Diffraction Interference by Iterating the Optical (Maxwell) or Quantum (Schrodinger) Wave Equation
This animation shows the two dimensional (2D) propagation of a gaussian envelope wave packet as governed by the Maxwell or Schrodinger equation.
In this case the grid with two slits is represented by either a split potential or a split dielectric constant distribution
so that there are two apertures to let some of the original packet through.
The initial wave packet has gaussian rolloff on its boundaries to avoid the diffraction due to sharp edges.
Therefore the algebraic form of the initial packet is E(x,y)=exp(-(x/sx)^2-(y/sy)^2+i*kx*x)
where sx and sy are the widths of the envelopes and kx is the wave vector.
The potentials and dielectric constants that make up the two slit grid also has gaussian rolloff to avoid the diffraction that sharp edges would cause.
The animation shows how the diffracting wave packet progresses through the near field and results in the expected
interference pattern in the far field.
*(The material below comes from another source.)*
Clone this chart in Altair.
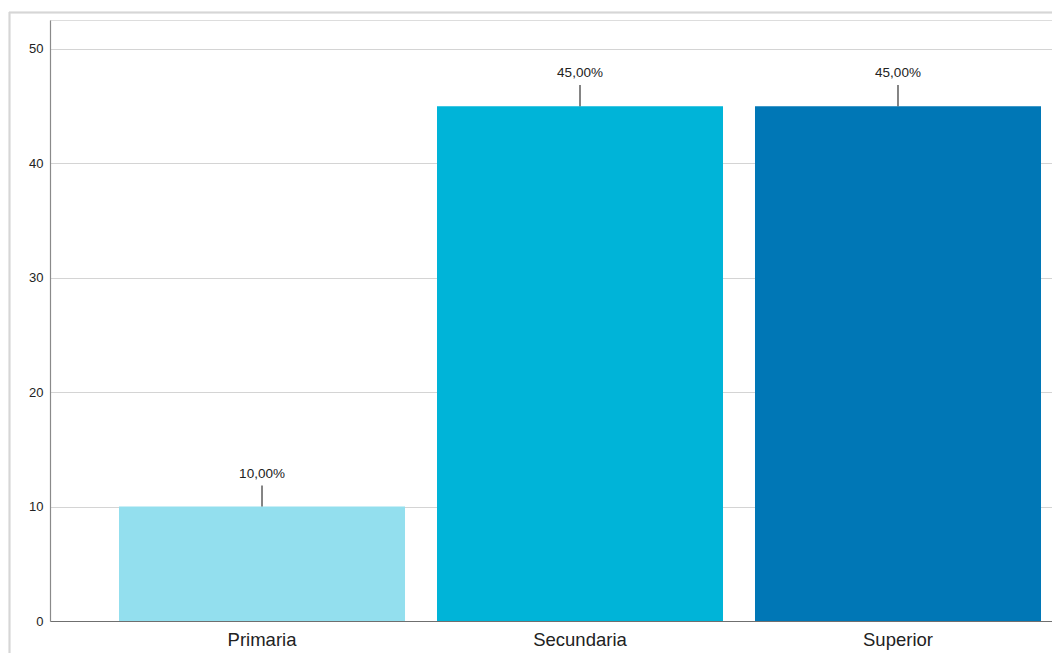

The angles, theta, of the maxima of the interference are controlled by the well known equation
d*sin(theta)=m*lambda
where d is the slit separation, m is an integer (e.g. m={-2, -1, 0, 1, 2})and theta is the angle from the horizontal (white rays).
The white plot of the intensity of the diffracted patterns lines up on the right side of the graphic line up with the white rays as expected.
For the Maxwell equation the packet is propagated using the equation d2E/dt2=1/epsilonRel(x,y)*(d/dx2+d/dy2)E where epsilonRel is the relative dielectric constant of the lens which
is for this case the same as the index of refraction squared. This equation assumes the vacuum speed of light to be 1.
For the Schrodinger equation the packet is propagated using the equation i*dE/dt=(d/dx2+d/dy2+V(x,y))E where i is sqrt(-1) and V(x,y) is the potential.
The speed of the Schrodinger equation packet is kx and its energy is kx*kx/2.
When the Maxwell propagation starts, the packet splits into 2 identical packets and one propagates left and the other propagates right.
One can understand this by realizing that the initial packet stems from just an array of oscillating charges that generate it. Of course,
the radiation from these charges has no left or right directionality so the split is expected.
The rule of thumb diffraction solution (Green trace at the right hand side of the graphic) is valid only in the far field of the slits.
Many parameters are variable in this animation and they are pretty well defined by the titles of the sliders.
I have deliberately allowed the learner to adjust the variables beyond the ranges
where valid propagation results are obtained. Important parameters for this are the pair (Gridding Half Height and kx) which, if made small enough,
will easily run the diffracting wave packet beyond the gridded vertical half widths. Effectively, beyond the gridded width and height, the potential is infinite and
results in strong reflections. Just be aware that when you see significant reflections from the upper and lower bounds to the right of the gridded region that
the plot data is not as valid.
It will be noticed that the Schrodinger propagated packet diverges (diffracts or diffuses) horizontally so that the agreement between the white trace and green trace at the
right hand side is not mearly as good as that of the Maxwell propagated packet.
The total desktop computer time for completion of the diffraction is several minutes. Before or after the diffraction is complete
a movie that runs much faster can be started.